(What you need to do): Please transcribe the listing below in full and word for word, without its pictures.

(Material provided):
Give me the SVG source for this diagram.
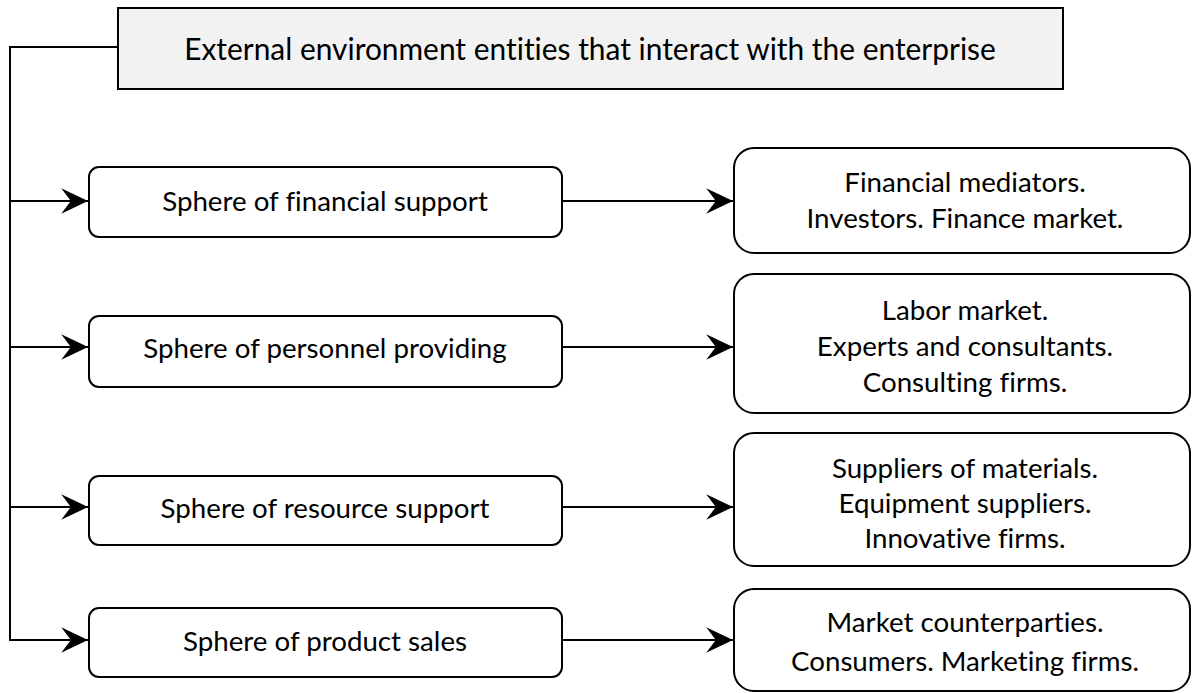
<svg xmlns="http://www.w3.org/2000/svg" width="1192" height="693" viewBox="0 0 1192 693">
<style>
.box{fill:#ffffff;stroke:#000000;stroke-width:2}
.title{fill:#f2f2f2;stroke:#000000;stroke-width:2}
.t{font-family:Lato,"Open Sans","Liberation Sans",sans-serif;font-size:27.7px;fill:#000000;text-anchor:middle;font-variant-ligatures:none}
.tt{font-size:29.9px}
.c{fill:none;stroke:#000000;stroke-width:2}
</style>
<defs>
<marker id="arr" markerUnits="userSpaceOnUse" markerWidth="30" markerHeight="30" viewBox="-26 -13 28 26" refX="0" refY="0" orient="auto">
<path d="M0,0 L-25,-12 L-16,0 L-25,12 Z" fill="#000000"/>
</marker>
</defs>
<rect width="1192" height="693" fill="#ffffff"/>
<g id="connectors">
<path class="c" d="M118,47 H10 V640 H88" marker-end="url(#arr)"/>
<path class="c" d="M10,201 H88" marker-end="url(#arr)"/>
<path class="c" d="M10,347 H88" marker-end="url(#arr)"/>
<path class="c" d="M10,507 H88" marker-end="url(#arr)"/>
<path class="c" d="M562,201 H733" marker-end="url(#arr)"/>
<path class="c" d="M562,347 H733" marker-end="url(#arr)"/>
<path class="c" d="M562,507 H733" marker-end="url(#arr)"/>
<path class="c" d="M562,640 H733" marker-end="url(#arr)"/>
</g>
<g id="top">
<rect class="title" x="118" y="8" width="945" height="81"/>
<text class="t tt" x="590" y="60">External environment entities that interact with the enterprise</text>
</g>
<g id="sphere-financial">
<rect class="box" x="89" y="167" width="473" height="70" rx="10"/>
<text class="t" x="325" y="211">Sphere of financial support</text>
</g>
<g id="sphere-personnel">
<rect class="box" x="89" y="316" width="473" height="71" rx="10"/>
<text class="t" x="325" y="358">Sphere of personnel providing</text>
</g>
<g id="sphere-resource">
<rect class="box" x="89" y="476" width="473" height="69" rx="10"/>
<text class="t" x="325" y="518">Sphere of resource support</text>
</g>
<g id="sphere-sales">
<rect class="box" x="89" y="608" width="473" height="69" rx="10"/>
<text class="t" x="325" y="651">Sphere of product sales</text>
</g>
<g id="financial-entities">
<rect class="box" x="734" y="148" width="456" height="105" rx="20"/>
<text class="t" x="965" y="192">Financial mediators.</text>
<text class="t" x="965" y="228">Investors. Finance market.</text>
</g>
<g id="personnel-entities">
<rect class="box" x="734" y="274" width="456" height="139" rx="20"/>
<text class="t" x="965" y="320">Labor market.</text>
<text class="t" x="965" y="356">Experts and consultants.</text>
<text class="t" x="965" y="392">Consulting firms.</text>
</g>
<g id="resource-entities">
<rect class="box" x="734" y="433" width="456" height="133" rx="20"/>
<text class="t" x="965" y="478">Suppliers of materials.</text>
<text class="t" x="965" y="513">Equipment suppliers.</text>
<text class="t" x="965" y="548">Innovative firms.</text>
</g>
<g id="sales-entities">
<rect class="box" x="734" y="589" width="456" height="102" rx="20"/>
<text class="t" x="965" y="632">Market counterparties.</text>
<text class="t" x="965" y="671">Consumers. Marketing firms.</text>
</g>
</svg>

(Right answer):
Give me the SVG source for this diagram.
<svg xmlns="http://www.w3.org/2000/svg" width="1192" height="693" viewBox="0 0 1192 693">
<style>
.box{fill:#ffffff;stroke:#000000;stroke-width:2}
.title{fill:#f2f2f2;stroke:#000000;stroke-width:2}
.t{font-family:Lato,"Open Sans","Liberation Sans",sans-serif;font-size:27.7px;fill:#000000;text-anchor:middle;font-variant-ligatures:none}
.tt{font-size:29.9px}
.c{fill:none;stroke:#000000;stroke-width:2}
</style>
<defs>
<marker id="arr" markerUnits="userSpaceOnUse" markerWidth="30" markerHeight="30" viewBox="-26 -13 28 26" refX="0" refY="0" orient="auto">
<path d="M0,0 L-25,-12 L-16,0 L-25,12 Z" fill="#000000"/>
</marker>
</defs>
<rect width="1192" height="693" fill="#ffffff"/>
<g id="connectors">
<path class="c" d="M118,47 H10 V640 H88" marker-end="url(#arr)"/>
<path class="c" d="M10,201 H88" marker-end="url(#arr)"/>
<path class="c" d="M10,347 H88" marker-end="url(#arr)"/>
<path class="c" d="M10,507 H88" marker-end="url(#arr)"/>
<path class="c" d="M562,201 H733" marker-end="url(#arr)"/>
<path class="c" d="M562,347 H733" marker-end="url(#arr)"/>
<path class="c" d="M562,507 H733" marker-end="url(#arr)"/>
<path class="c" d="M562,640 H733" marker-end="url(#arr)"/>
</g>
<g id="top">
<rect class="title" x="118" y="8" width="945" height="81"/>
<text class="t tt" x="590" y="60">External environment entities that interact with the enterprise</text>
</g>
<g id="sphere-financial">
<rect class="box" x="89" y="167" width="473" height="70" rx="10"/>
<text class="t" x="325" y="211">Sphere of financial support</text>
</g>
<g id="sphere-personnel">
<rect class="box" x="89" y="316" width="473" height="71" rx="10"/>
<text class="t" x="325" y="358">Sphere of personnel providing</text>
</g>
<g id="sphere-resource">
<rect class="box" x="89" y="476" width="473" height="69" rx="10"/>
<text class="t" x="325" y="518">Sphere of resource support</text>
</g>
<g id="sphere-sales">
<rect class="box" x="89" y="608" width="473" height="69" rx="10"/>
<text class="t" x="325" y="651">Sphere of product sales</text>
</g>
<g id="financial-entities">
<rect class="box" x="734" y="148" width="456" height="105" rx="20"/>
<text class="t" x="965" y="192">Financial mediators.</text>
<text class="t" x="965" y="228">Investors. Finance market.</text>
</g>
<g id="personnel-entities">
<rect class="box" x="734" y="274" width="456" height="139" rx="20"/>
<text class="t" x="965" y="320">Labor market.</text>
<text class="t" x="965" y="356">Experts and consultants.</text>
<text class="t" x="965" y="392">Consulting firms.</text>
</g>
<g id="resource-entities">
<rect class="box" x="734" y="433" width="456" height="133" rx="20"/>
<text class="t" x="965" y="478">Suppliers of materials.</text>
<text class="t" x="965" y="513">Equipment suppliers.</text>
<text class="t" x="965" y="548">Innovative firms.</text>
</g>
<g id="sales-entities">
<rect class="box" x="734" y="589" width="456" height="102" rx="20"/>
<text class="t" x="965" y="632">Market counterparties.</text>
<text class="t" x="965" y="671">Consumers. Marketing firms.</text>
</g>
</svg>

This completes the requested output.